About Us: Networking at SCNetwork
Networking is an important part of our SCNetwork community experience. We have been paying close attention to your feedback about wanting more opportunities to connect with other members. This year, we introduced more table conversation at our events and a pre-event networking coffee from 7:30 – 8:00 AM at the National Club.
Our membership is a healthy mix of senior corporate professionals and consultants. We have a lot to learn from each other’s experience. We offer the following networking tips to enhance your networking experience at SCNetwork and maintain our high professional standards
Share your knowledge. Members are genuinely interested in learning from each other. Please be respectful of others’ time and boundaries. We have a strict non-solicit policy. Tell don’t sell.

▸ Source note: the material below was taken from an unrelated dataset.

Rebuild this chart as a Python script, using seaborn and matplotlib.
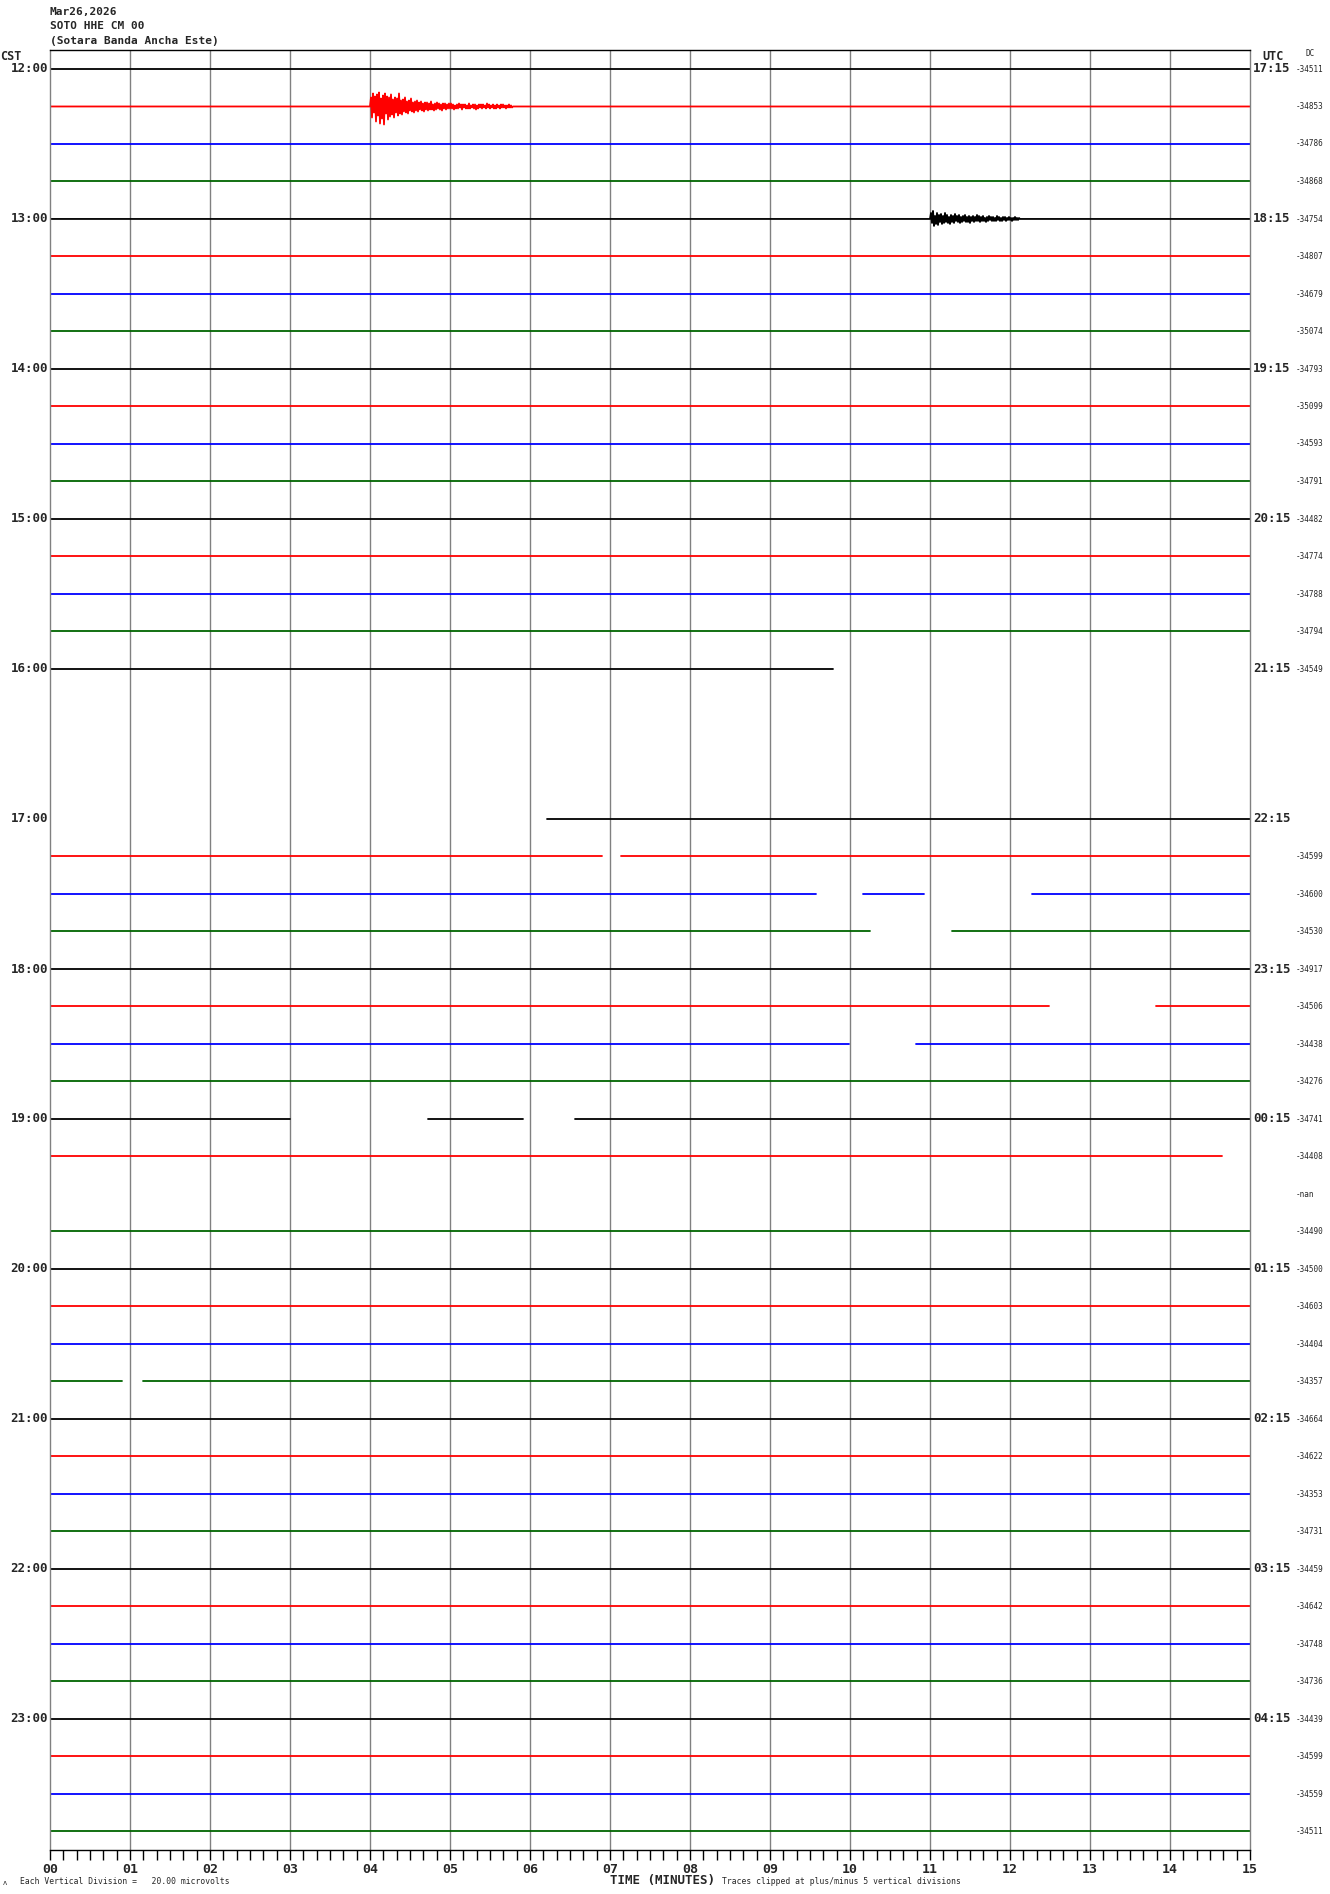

Exchange business cards. Always ask, “may I have your business card” rather than offering your own. Then you can ask if they would like your card – not everyone will want to exchange cards. Ask for the card at the end of your chat, once a rapport has been established.
Be inclusive. Act as a host/ess rather than a guest. Offer to introduce people to others. Put other people at ease, e.g., ask ‘single’ people to join you or your group.

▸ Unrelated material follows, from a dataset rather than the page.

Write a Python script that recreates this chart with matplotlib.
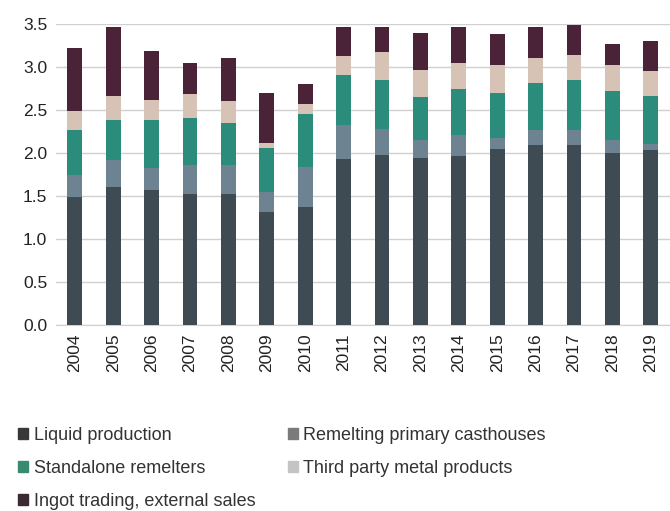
import numpy as np
import matplotlib.pyplot as plt
from matplotlib.patches import Patch

plt.rcParams['font.family'] = ['Liberation Sans', 'DejaVu Sans']

years = [str(y) for y in range(2004, 2020)]
# cumulative tops, converted to segment heights below
liquid = [1.49, 1.60, 1.57, 1.52, 1.52, 1.31, 1.37, 1.93, 1.98, 1.94, 1.96, 2.05, 2.09, 2.09, 2.00, 2.03]
remelt_top = [1.74, 1.92, 1.83, 1.86, 1.86, 1.55, 1.84, 2.33, 2.28, 2.15, 2.21, 2.17, 2.27, 2.27, 2.15, 2.11]
standalone_top = [2.27, 2.38, 2.38, 2.41, 2.35, 2.06, 2.45, 2.91, 2.85, 2.65, 2.74, 2.70, 2.81, 2.85, 2.72, 2.66]
third_top = [2.49, 2.66, 2.62, 2.69, 2.60, 2.12, 2.57, 3.13, 3.17, 2.97, 3.05, 3.02, 3.10, 3.14, 3.02, 2.95]
ingot_top = [3.22, 3.46, 3.19, 3.05, 3.11, 2.70, 2.80, 3.47, 3.46, 3.39, 3.47, 3.38, 3.46, 3.49, 3.27, 3.30]

tops = [liquid, remelt_top, standalone_top, third_top, ingot_top]
labels = ['Liquid production', 'Remelting primary casthouses', 'Standalone remelters',
          'Third party metal products', 'Ingot trading, external sales']
colors = ['#3e4b53', '#6e8391', '#2c8c7b', '#d6c3b5', '#4b2339']
# the legend swatches in the original are rendered in greyer tones
legend_colors = ['#383838', '#7a7a7a', '#3a8a70', '#c4c4c4', '#3a2a32']

fig = plt.figure(figsize=(6.7, 5.11), dpi=100)
ax = fig.add_axes([0.083, 0.364, 0.917, 0.589])

x = np.arange(len(years))
bottom = np.zeros(len(years))
for t, lab, c in zip(tops, labels, colors):
    h = np.array(t) - bottom
    ax.bar(x, h, bottom=bottom, width=0.39, color=c, label=lab, zorder=3)
    bottom = np.array(t)

ax.set_xlim(-0.5, 15.5)
ax.set_ylim(0, 3.5)
yt = np.arange(0, 3.51, 0.5)
ax.set_yticks(yt)
ax.set_yticklabels([f'{v:.1f}' for v in yt], fontsize=12.5, color='#222222')
ax.set_xticks(x)
ax.set_xticklabels(years, rotation=90, fontsize=12.5, color='#222222')
ax.tick_params(length=0, pad=6)
ax.yaxis.grid(True, color='#d0d0d0', linewidth=1, zorder=0)
for s in ['top', 'right', 'left']:
    ax.spines[s].set_visible(False)
ax.spines['bottom'].set_color('#d0d0d0')

# legend filled row by row, like the reference
order = [0, 2, 4, 1, 3]
handles = [Patch(color=legend_colors[i]) for i in order]
fig.legend(handles=handles, labels=[labels[i] for i in order],
           loc='upper left', bbox_to_anchor=(0.003, 0.196), ncol=2, frameon=False,
           fontsize=13, handlelength=0.55, handleheight=0.55, handletextpad=0.3,
           columnspacing=1.8, labelspacing=0.88, labelcolor='#333333')

fig.savefig('out.png', dpi=100)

Disengage politely. Spend limited time with any one person (more time is ok if in a group) so you have the opportunity to meet other people. You can offer to bring your new connection with you as you move on or use a closing statement like, "I've enjoyed meeting you, I would like to touch base with someone before the session starts…”, or "You probably want to meet a few more people before the breakfast starts, I'll let you go. It was great to chat with you."
Focus on the other person: Demonstrating interest in the other person builds a better relationship. Networking is not about impressing others or dominating the conversation. Ask (questions) and offer( information or advise).

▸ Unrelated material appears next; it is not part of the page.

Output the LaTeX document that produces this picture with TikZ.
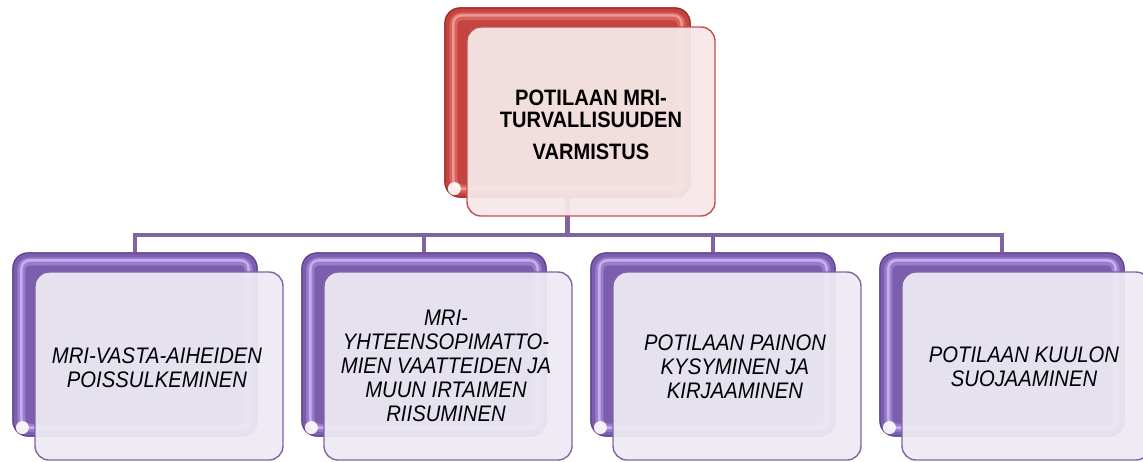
\documentclass[tikz,border=0pt]{standalone}
\usepackage{fontspec}
\setmainfont{Liberation Sans}
\newfontfamily\narrowsans[FakeStretch=0.9]{Liberation Sans}
\usetikzlibrary{calc}
\definecolor{pur}{HTML}{7D5EAE}
\definecolor{purD}{HTML}{5E4490}
\definecolor{purL}{HTML}{9A7DCC}
\definecolor{purHL}{HTML}{C9B4F0}
\definecolor{purF}{HTML}{EDEAF3}
\definecolor{purFrame}{HTML}{8064A2}
\definecolor{purLine}{HTML}{8064A2}
\definecolor{red}{HTML}{C4443F}
\definecolor{redD}{HTML}{A02A27}
\definecolor{redL}{HTML}{D9625E}
\definecolor{redHL}{HTML}{F09C99}
\definecolor{redF}{HTML}{F6E8E8}
\definecolor{redFrame}{HTML}{C0504D}
\begin{document}
\begin{tikzpicture}[x=1pt,y=-1pt,
  backbox/.style={rounded corners=15pt, inner sep=0pt, draw=#1D, line width=1.2pt, fill=#1},
  tube/.style={draw=#1L, line width=8pt, rounded corners=8pt},
  tubehl/.style={draw=#1HL, line width=2.5pt, rounded corners=8pt, opacity=0.9},
  frontbox/.style={rounded corners=14pt, inner sep=0pt, minimum width=248pt,
    draw=#1Frame, line width=1.4pt, fill=#1F, fill opacity=0.94},
  curl/.style={fill=white, opacity=0.9},
  conn/.style={draw=purLine, line width=4.5pt},
  toptext/.style={align=center, font=\narrowsans\fontsize{22.3pt}{21.7pt}\selectfont\bfseries},
  childtext/.style={align=center, font=\narrowsans\fontsize{22.5pt}{24pt}\selectfont\itshape},
]
\useasboundingbox (0,0) rectangle (1143,461);

% back boxes (nodes)
\node[backbox=red, minimum width=245pt, minimum height=189pt] (tb) at (567.5,102.5) {};
\foreach \i/\x in {1/13,2/302,3/591,4/880}{
  \node[backbox=pur, minimum width=244pt, minimum height=183pt] (c\i) at (\x+122,344.5) {};
}

% connectors
\coordinate (bus) at (0,235);
\foreach \i in {1,2,3,4}{
  \draw[conn] (tb.south) -- (tb.south |- bus) -| (c\i.north);
}

% back boxes with tube bevel
\node[backbox=red, minimum width=245pt, minimum height=189pt] at (tb) {};
\draw[tube=red] ($(tb.north west)+(9,9)$) rectangle ($(tb.south east)+(-9,-9)$);
\draw[tubehl=red] ($(tb.north west)+(9,8)$) rectangle ($(tb.south east)+(-9,-9)$);
\fill[curl] ($(tb.south west)+(10,-9)$) circle (6.5pt);
\foreach \i in {1,2,3,4}{
  \node[backbox=pur, minimum width=244pt, minimum height=183pt] at (c\i) {};
  \draw[tube=pur] ($(c\i.north west)+(9,9)$) rectangle ($(c\i.south east)+(-9,-9)$);
  \draw[tubehl=pur] ($(c\i.north west)+(9,8)$) rectangle ($(c\i.south east)+(-9,-9)$);
  \fill[curl] ($(c\i.south west)+(10,-9)$) circle (6.5pt);
}

% front boxes
\node[frontbox=red, minimum height=189pt] (tf) at (591,121.5) {};
\foreach \i/\x in {1/13,2/302,3/591,4/880}{
  \node[frontbox=pur, minimum height=188pt] (f\i) at (\x+146,366) {};
}

% texts
\node[toptext] (tt) at (591,125) {POTILAAN MRI-\\TURVALLISUUDEN\\[11pt]VARMISTUS};
\node[childtext] (t1) at (157,367.5) {MRI-VASTA-AIHEIDEN\\POISSULKEMINEN};
\node[childtext] (t2) at (446,366) {MRI-\\YHTEENSOPIMATTO-\\MIEN VAATTEIDEN JA\\MUUN IRTAIMEN\\RIISUMINEN};
\node[childtext] (t3) at (735,367) {POTILAAN PAINON\\KYSYMINEN JA\\KIRJAAMINEN};
\node[childtext] (t4) at (1024,367) {POTILAAN KUULON\\SUOJAAMINEN};
\end{tikzpicture}
\end{document}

Adopt best networking practices: Some best networking practices include:
- Arrive at events well before the program begins - a group is more likely to form around you.
- Wear your name tag on the right side of your chest so that people see your name when they shake your hand.
- Always offer your name first when introducing yourself along with a firm but short handshake and focused eye contact.
- Use the person's name and reintroduce yourself to people whose name you might have forgotten.
- Stand up - sitting down at a networking event limits meeting new people
- Use generic open-ended questions (that don’t assume the person’s background) to kick start the conversation, e.g., "What is your interest in today's speaker?" or "What are you up to for the fall?"
- Share something memorable when asked what's new or what have you been doing. Make the response non work related if work is not your stimulus at the moment, “I just came back from a few days in New York. What a mad house!”
- Always follow up with what you say you are going to do as soon as possible. Make a note of your commitment on the business card and execute the action immediately. Return calls made to you, as a professional courtesy.